**WHAT YOU ARE ASKED TO DO:** Find the lines holding the word "this" and collect them.

**GIVEN INFORMATION:**
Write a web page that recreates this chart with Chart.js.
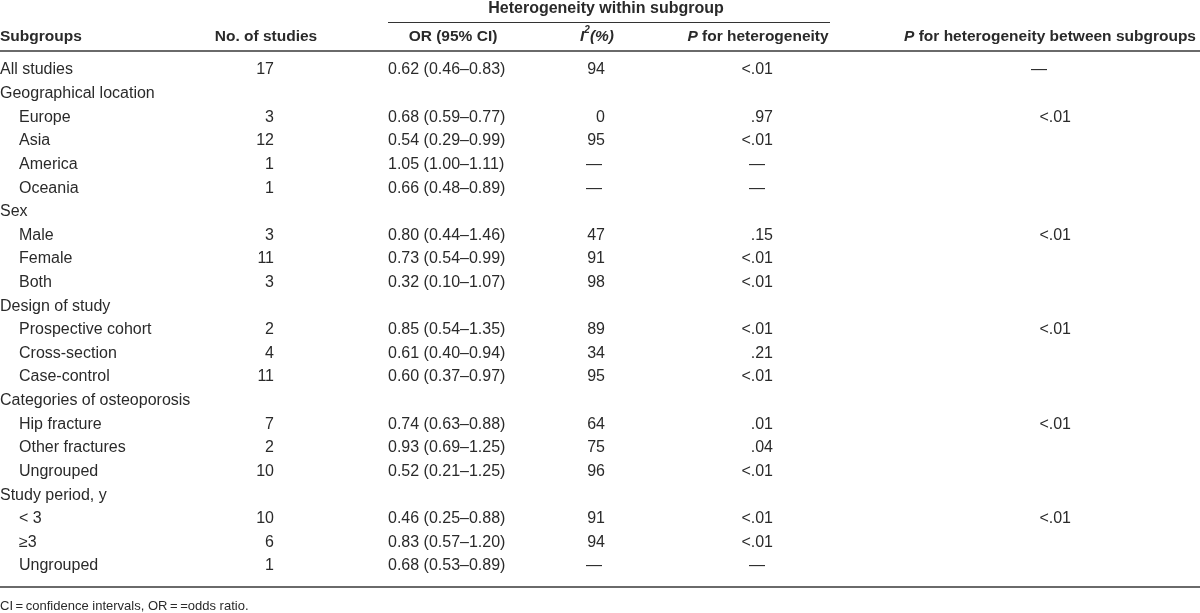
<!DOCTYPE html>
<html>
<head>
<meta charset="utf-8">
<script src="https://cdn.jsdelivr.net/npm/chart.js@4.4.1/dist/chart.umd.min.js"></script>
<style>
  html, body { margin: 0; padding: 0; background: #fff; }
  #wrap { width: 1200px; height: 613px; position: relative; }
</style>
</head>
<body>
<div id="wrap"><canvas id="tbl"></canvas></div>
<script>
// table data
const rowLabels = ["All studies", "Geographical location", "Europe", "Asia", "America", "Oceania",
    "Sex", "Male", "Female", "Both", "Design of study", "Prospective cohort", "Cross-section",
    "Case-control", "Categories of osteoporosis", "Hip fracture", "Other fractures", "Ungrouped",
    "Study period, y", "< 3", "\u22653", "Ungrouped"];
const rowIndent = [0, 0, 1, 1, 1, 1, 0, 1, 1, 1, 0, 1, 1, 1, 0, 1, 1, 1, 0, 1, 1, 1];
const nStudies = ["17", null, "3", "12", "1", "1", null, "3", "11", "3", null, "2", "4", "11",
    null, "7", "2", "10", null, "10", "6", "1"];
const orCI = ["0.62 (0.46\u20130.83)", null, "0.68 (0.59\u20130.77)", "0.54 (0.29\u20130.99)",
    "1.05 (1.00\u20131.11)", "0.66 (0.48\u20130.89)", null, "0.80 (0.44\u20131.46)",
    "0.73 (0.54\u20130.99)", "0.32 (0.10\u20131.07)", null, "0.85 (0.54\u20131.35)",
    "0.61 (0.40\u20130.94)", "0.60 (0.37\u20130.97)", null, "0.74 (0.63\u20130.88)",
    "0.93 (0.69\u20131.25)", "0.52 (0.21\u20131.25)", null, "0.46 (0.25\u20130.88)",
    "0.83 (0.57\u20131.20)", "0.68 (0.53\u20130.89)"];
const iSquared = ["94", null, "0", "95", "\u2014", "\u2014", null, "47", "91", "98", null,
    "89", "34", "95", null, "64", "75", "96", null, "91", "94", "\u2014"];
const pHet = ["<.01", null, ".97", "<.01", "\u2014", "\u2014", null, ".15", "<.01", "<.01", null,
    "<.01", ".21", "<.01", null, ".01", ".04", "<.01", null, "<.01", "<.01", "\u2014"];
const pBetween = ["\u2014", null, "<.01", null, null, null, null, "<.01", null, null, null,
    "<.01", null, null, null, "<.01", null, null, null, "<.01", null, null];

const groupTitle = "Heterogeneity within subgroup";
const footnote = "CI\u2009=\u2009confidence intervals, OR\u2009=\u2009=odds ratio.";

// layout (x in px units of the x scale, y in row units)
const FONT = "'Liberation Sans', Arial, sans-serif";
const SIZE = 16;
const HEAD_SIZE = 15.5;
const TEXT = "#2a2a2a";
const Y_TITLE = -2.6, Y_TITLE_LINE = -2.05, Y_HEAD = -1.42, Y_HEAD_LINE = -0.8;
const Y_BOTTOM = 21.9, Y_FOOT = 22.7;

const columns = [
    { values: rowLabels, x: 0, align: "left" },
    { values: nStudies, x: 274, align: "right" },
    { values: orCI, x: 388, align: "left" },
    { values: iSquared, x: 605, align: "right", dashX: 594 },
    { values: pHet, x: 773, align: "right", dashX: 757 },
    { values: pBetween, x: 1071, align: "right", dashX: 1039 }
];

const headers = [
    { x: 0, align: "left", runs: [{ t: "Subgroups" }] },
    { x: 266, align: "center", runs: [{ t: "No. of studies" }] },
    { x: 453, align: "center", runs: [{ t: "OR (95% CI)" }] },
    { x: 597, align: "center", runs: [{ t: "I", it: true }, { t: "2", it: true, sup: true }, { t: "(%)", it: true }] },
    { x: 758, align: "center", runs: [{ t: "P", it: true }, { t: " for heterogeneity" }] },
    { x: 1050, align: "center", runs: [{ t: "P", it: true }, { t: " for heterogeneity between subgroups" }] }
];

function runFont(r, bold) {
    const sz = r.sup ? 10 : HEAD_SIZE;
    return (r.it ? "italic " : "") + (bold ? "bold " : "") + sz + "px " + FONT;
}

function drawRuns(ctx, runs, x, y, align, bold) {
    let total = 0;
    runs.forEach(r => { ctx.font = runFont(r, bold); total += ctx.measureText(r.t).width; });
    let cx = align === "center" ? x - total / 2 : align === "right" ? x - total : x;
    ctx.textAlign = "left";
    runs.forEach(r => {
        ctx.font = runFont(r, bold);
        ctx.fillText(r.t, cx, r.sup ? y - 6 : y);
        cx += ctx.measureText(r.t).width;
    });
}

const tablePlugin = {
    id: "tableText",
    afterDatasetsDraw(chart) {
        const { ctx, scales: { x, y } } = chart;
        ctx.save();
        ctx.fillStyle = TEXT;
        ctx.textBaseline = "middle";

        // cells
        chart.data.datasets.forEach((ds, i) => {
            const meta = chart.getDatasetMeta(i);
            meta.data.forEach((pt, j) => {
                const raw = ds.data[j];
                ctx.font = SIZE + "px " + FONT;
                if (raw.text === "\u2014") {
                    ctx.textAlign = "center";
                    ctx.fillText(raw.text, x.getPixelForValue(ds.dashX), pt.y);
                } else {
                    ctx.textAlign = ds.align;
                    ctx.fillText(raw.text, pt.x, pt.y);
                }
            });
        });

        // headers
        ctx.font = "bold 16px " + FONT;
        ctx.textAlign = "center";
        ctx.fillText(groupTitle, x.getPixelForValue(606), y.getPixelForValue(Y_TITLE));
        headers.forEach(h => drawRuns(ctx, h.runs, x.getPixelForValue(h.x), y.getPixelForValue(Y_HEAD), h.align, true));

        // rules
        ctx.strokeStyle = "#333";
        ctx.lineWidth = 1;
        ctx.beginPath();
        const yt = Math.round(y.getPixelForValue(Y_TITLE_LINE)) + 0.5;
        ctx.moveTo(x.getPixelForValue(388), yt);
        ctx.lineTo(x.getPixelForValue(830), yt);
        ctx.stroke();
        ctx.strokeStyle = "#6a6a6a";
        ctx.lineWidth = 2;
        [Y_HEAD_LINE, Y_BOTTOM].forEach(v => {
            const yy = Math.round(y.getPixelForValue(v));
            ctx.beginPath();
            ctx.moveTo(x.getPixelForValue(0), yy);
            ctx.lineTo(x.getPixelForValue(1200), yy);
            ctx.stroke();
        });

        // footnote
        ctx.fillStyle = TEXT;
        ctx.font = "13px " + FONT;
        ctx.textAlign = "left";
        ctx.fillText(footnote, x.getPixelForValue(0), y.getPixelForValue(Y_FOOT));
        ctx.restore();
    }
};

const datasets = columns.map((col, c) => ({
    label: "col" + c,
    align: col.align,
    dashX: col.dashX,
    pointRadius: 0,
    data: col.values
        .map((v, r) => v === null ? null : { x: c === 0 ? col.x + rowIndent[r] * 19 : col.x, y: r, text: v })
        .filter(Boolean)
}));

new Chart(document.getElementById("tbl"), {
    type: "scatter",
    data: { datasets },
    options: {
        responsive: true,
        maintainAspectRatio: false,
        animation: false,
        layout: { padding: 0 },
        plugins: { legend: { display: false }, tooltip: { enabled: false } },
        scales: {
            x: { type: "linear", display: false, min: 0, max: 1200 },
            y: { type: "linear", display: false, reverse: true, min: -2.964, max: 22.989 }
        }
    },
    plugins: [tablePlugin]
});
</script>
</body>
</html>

...

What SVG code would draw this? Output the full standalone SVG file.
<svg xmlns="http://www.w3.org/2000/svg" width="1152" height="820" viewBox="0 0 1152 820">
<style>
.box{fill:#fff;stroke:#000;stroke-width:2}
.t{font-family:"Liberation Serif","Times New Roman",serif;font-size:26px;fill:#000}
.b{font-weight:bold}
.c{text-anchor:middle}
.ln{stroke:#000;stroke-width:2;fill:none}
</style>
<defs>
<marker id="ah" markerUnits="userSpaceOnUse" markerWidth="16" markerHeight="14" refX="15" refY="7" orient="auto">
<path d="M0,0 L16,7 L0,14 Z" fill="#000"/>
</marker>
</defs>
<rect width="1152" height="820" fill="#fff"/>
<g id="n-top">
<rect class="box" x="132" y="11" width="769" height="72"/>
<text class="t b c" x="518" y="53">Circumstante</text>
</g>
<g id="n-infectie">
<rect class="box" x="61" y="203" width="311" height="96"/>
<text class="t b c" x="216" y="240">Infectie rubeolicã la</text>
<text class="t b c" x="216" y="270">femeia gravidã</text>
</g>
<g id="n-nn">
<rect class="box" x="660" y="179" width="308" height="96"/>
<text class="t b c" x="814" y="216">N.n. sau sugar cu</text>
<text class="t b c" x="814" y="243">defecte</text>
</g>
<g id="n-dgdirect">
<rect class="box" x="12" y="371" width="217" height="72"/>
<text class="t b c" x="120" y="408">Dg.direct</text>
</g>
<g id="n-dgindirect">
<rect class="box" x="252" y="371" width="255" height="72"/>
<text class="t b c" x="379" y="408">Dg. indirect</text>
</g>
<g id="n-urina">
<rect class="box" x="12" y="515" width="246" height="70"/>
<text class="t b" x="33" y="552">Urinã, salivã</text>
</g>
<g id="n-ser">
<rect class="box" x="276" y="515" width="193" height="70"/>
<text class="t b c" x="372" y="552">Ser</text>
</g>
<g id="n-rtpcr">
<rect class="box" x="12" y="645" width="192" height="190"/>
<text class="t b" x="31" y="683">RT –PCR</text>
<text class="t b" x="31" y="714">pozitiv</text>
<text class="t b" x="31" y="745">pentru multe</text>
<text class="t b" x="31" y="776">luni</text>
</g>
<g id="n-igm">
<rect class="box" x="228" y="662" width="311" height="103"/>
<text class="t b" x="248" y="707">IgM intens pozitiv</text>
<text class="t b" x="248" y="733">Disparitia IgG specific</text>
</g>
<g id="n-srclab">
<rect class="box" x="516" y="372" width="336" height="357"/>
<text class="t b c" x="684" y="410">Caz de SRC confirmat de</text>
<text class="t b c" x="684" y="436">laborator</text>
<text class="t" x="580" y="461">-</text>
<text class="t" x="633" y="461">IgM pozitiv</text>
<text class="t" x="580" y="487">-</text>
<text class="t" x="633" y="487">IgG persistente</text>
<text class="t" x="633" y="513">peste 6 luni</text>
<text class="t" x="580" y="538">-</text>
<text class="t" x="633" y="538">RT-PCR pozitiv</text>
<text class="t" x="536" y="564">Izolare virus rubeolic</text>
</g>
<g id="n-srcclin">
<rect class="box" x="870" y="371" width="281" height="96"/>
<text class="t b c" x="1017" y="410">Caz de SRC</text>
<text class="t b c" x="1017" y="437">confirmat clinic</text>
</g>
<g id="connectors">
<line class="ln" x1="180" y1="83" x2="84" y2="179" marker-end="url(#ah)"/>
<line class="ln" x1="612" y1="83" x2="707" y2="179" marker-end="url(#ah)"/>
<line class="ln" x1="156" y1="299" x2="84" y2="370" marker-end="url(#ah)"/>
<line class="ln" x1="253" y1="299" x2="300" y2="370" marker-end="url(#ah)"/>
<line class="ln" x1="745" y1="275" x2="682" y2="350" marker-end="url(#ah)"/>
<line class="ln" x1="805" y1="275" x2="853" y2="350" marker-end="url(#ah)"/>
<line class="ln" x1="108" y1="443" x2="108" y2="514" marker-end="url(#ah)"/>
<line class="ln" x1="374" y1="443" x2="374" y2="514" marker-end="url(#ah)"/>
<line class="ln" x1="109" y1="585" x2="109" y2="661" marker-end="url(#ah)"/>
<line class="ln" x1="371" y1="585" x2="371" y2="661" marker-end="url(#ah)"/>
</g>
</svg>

**EXERCISE RESPONSE:**
Write a web page that recreates this chart with Chart.js.
What SVG code would draw this? Output the full standalone SVG file.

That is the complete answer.